▶

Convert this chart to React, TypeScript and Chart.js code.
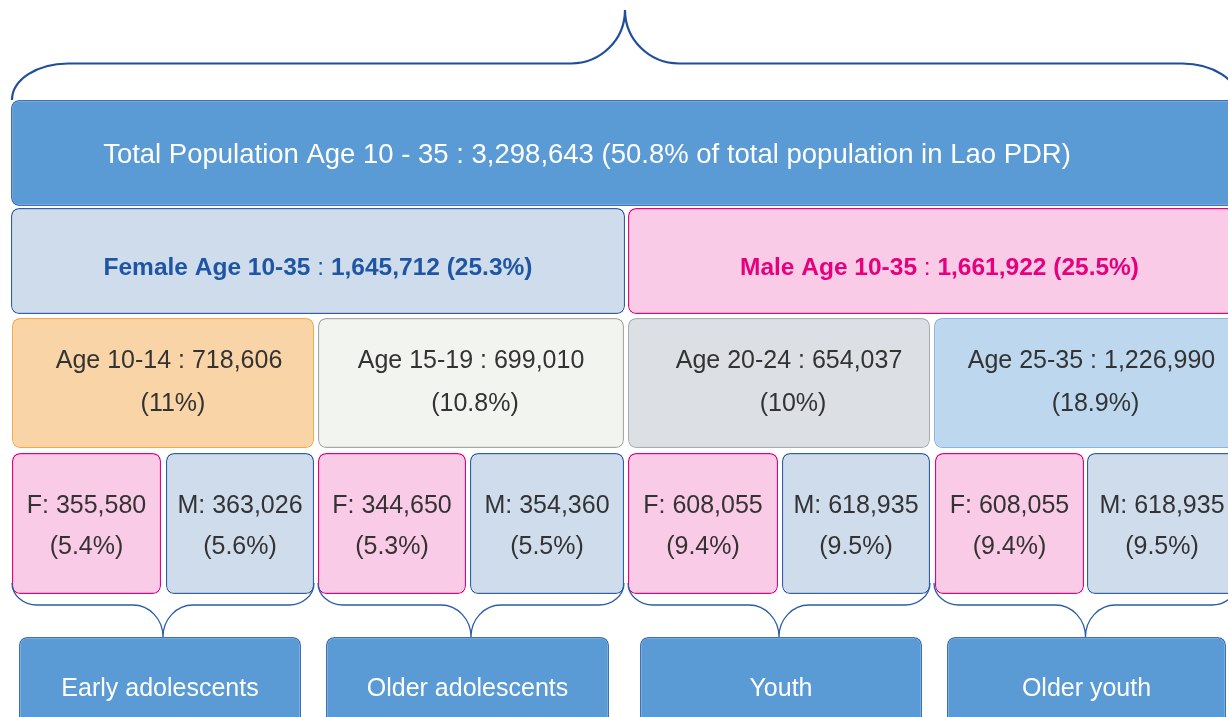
import React, { useEffect, useRef } from "react";
import { Chart, registerables } from "chart.js";

Chart.register(...registerables);

// ---------------- data ----------------
const totalLabel = "Total Population Age 10 - 35";
const totalPopulation = 3298643;
const totalPct = "50.8";
const totalNote = "of total population in Lao PDR";

const sexLabels = ["Female", "Male"];
const sexAgeRange = "10-35";
const sexPopulation = [1645712, 1661922];
const sexPct = ["25.3", "25.5"];

const ageGroups = ["10-14", "15-19", "20-24", "25-35"];
const agePopulation = [718606, 699010, 654037, 1226990];
const agePct = ["11", "10.8", "10", "18.9"];

const femalePopulation = [355580, 344650, 608055, 608055];
const femalePct = ["5.4", "5.3", "9.4", "9.4"];
const malePopulation = [363026, 354360, 618935, 618935];
const malePct = ["5.6", "5.5", "9.5", "9.5"];

const stageLabels = ["Early adolescents", "Older adolescents", "Youth", "Older youth"];

// ---------------- layout (diagram units = pixels) ----------------
const W = 1228;
const H = 717;
const rowTotal = [100, 206];
const rowSex = [208, 314];
const rowAge = [318, 448];
const rowSplit = [453, 594];
const rowStage = [637, 745];
const totalSpan = [11, 1239];
const sexSpans = [[11, 625], [628, 1251]];
const ageSpans = [[12, 314], [318, 624], [628, 930], [934, 1237]];
const splitSpans = [
  [12, 161], [166, 314], [318, 466], [470, 624],
  [628, 778], [782, 930], [935, 1084], [1087, 1237],
];
const stageSpans = [[19, 301], [326, 609], [640, 922], [947, 1226]];
const topBrace = { x0: 12, x1: 1238, tip: 625, yEnd: 100, yMid: 63.5, yTip: 10, r: 56, r2: 54 };
const lowBrace = { yEnd: 583, yMid: 605, yTip: 637, r: 25, r2: 30 };

// ---------------- styles ----------------
const FONT = '"Liberation Sans", Arial, sans-serif';
const DARK = "#333333";
const BLUE_FILL = "#5b9bd5";
const BLUE_EDGE = "#3c70b8";
const F_FILL = "#f9cbe6";
const F_EDGE = "#e8007f";
const M_FILL = "#cfdcec";
const M_EDGE = "#2e5fa8";
const AGE_FILL = ["#f8d4a6", "#f2f5ef", "#dcdfe4", "#bdd7ee"];
const AGE_EDGE = ["#f5a84a", "#a8a8a8", "#a9adb2", "#8ab4de"];
const BRACE = "#1f4f9c";
const SEX_TEXT = ["#1f56a3", "#e6007e"];

const fmt = (n: number) => n.toLocaleString("en-US");

type Run = { t: string; font: string; color: string };
type Line = { runs: Run[]; dx: number; dy: number };

const reg = (size: number) => `${size}px ${FONT}`;
const bold = (size: number) => `bold ${size}px ${FONT}`;

// texts per dataset, per element
const totalTexts: Line[][] = [[
  {
    runs: [{ t: `${totalLabel} : ${fmt(totalPopulation)} (${totalPct}% ${totalNote})`, font: reg(27.5), color: "#ffffff" }],
    dx: -38, dy: 9.5,
  },
]];
const sexTexts: Line[][] = sexLabels.map((s, i) => [
  {
    runs: [
      { t: `${s} Age ${sexAgeRange}`, font: bold(24.5), color: SEX_TEXT[i] },
      { t: " : ", font: reg(24.5), color: SEX_TEXT[i] },
      { t: `${fmt(sexPopulation[i])} (${sexPct[i]}%)`, font: bold(24.5), color: SEX_TEXT[i] },
    ],
    dx: 0, dy: 14,
  },
]);
const ageDx = [6, 0, 10, 6];
const ageTexts: Line[][] = ageGroups.map((g, i) => [
  { runs: [{ t: `Age ${g} : ${fmt(agePopulation[i])}`, font: reg(25), color: DARK }], dx: ageDx[i], dy: -14.7 },
  { runs: [{ t: `(${agePct[i]}%)`, font: reg(25), color: DARK }], dx: ageDx[i] + 4, dy: 28 },
]);
const splitTexts: Line[][] = [];
ageGroups.forEach((_, i) => {
  splitTexts.push([
    { runs: [{ t: `F: ${fmt(femalePopulation[i])}`, font: reg(25), color: DARK }], dx: 0, dy: -10.8 },
    { runs: [{ t: `(${femalePct[i]}%)`, font: reg(25), color: DARK }], dx: 0, dy: 30 },
  ]);
  splitTexts.push([
    { runs: [{ t: `M: ${fmt(malePopulation[i])}`, font: reg(25), color: DARK }], dx: 0, dy: -10.8 },
    { runs: [{ t: `(${malePct[i]}%)`, font: reg(25), color: DARK }], dx: 0, dy: 30 },
  ]);
});
const stageTexts: Line[][] = stageLabels.map((s) => [
  { runs: [{ t: s, font: reg(25), color: "#ffffff" }], dx: 0, dy: 4.5 },
]);
const allTexts = [totalTexts, sexTexts, ageTexts, splitTexts, stageTexts];

function rowDataset(spans: number[][], row: number[], fill: string[], edge: string[], width = 1.4) {
  return {
    data: spans.map((s) => ({ x: s, y: (row[0] + row[1]) / 2 })),
    barThickness: row[1] - row[0],
    grouped: false,
    backgroundColor: fill,
    borderColor: edge,
    borderWidth: width,
    borderRadius: 8,
    borderSkipped: false,
    inflateAmount: 0,
  };
}

function drawRuns(ctx: CanvasRenderingContext2D, runs: Run[], cx: number, baseline: number) {
  let total = 0;
  const widths = runs.map((r) => {
    ctx.font = r.font;
    const w = ctx.measureText(r.t).width;
    total += w;
    return w;
  });
  let x = cx - total / 2;
  runs.forEach((r, i) => {
    ctx.font = r.font;
    ctx.fillStyle = r.color;
    ctx.fillText(r.t, x, baseline);
    x += widths[i];
  });
}

function braceSide(ctx: CanvasRenderingContext2D, xs: number, dir: number, tip: number, b: { yEnd: number; yMid: number; yTip: number; r: number; r2: number }, sx: (v: number) => number, sy: (v: number) => number) {
  const k = 0.5523;
  ctx.moveTo(sx(xs), sy(b.yEnd));
  ctx.bezierCurveTo(
    sx(xs), sy(b.yEnd + k * (b.yMid - b.yEnd)),
    sx(xs + dir * (b.r - k * b.r)), sy(b.yMid),
    sx(xs + dir * b.r), sy(b.yMid)
  );
  ctx.lineTo(sx(tip - dir * b.r2), sy(b.yMid));
  ctx.bezierCurveTo(
    sx(tip - dir * b.r2 + dir * k * b.r2), sy(b.yMid),
    sx(tip), sy(b.yTip + k * (b.yMid - b.yTip)),
    sx(tip), sy(b.yTip)
  );
}

const diagramPlugin = {
  id: "diagram",
  afterDatasetsDraw(chart: any) {
    const ctx: CanvasRenderingContext2D = chart.ctx;
    const xs = chart.scales.x;
    const ys = chart.scales.y;
    const sx = (v: number) => xs.getPixelForValue(v);
    const sy = (v: number) => ys.getPixelForValue(v);
    ctx.save();
    // braces
    ctx.strokeStyle = BRACE;
    ctx.lineWidth = 2.2;
    ctx.beginPath();
    braceSide(ctx, topBrace.x0, 1, topBrace.tip, topBrace, sx, sy);
    braceSide(ctx, topBrace.x1, -1, topBrace.tip, topBrace, sx, sy);
    ctx.stroke();
    ctx.strokeStyle = "#2b5ca6";
    ctx.lineWidth = 1.3;
    ctx.beginPath();
    ageSpans.forEach((s) => {
      const tip = (s[0] + s[1]) / 2;
      braceSide(ctx, s[0], 1, tip, lowBrace, sx, sy);
      braceSide(ctx, s[1], -1, tip, lowBrace, sx, sy);
    });
    ctx.stroke();
    // texts
    ctx.textAlign = "left";
    ctx.textBaseline = "alphabetic";
    chart.data.datasets.forEach((_: any, di: number) => {
      const meta = chart.getDatasetMeta(di);
      meta.data.forEach((el: any, i: number) => {
        const p = el.getProps(["x", "y", "base"], true);
        const cx = (p.x + p.base) / 2;
        const cy = p.y;
        const lines = allTexts[di][i] || [];
        lines.forEach((ln) => drawRuns(ctx, ln.runs, cx + ln.dx, cy + ln.dy));
      });
    });
    ctx.restore();
  },
};

export default function App() {
  const ref = useRef<HTMLCanvasElement | null>(null);
  useEffect(() => {
    if (!ref.current) return;
    const splitFill: string[] = [];
    const splitEdge: string[] = [];
    ageGroups.forEach(() => {
      splitFill.push(F_FILL, M_FILL);
      splitEdge.push(F_EDGE, M_EDGE);
    });
    const chart = new Chart(ref.current, {
      type: "bar",
      data: {
        datasets: [
          rowDataset([totalSpan], rowTotal, [BLUE_FILL], [BLUE_EDGE], 1.6),
          rowDataset(sexSpans, rowSex, [M_FILL, F_FILL], [M_EDGE, F_EDGE]),
          rowDataset(ageSpans, rowAge, AGE_FILL, AGE_EDGE),
          rowDataset(splitSpans, rowSplit, splitFill, splitEdge),
          rowDataset(stageSpans, rowStage, ageGroups.map(() => BLUE_FILL), ageGroups.map(() => BLUE_EDGE)),
        ] as any,
      },
      options: {
        indexAxis: "y",
        animation: false,
        responsive: true,
        maintainAspectRatio: false,
        layout: { padding: 0 },
        plugins: { legend: { display: false }, tooltip: { enabled: false } },
        scales: {
          x: { type: "linear", min: 0, max: W, offset: false, grace: 0, display: false },
          y: { type: "linear", min: 0, max: H, reverse: true, offset: false, grace: 0, display: false },
        },
      } as any,
      plugins: [diagramPlugin],
    });
    return () => chart.destroy();
  }, []);
  return (
    <div style={{ position: "fixed", left: 0, top: 0, width: W, height: H, background: "#ffffff" }}>
      <canvas ref={ref} style={{ display: "block" }} />
    </div>
  );
}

◀

### Set problem
Take the material above from its first line through the line holding "Chart.register(...registerables);" and set it down exactly, without the pictures.

### Solution
Convert this chart to React, TypeScript and Chart.js code.
import React, { useEffect, useRef } from "react";
import { Chart, registerables } from "chart.js";

Chart.register(...registerables);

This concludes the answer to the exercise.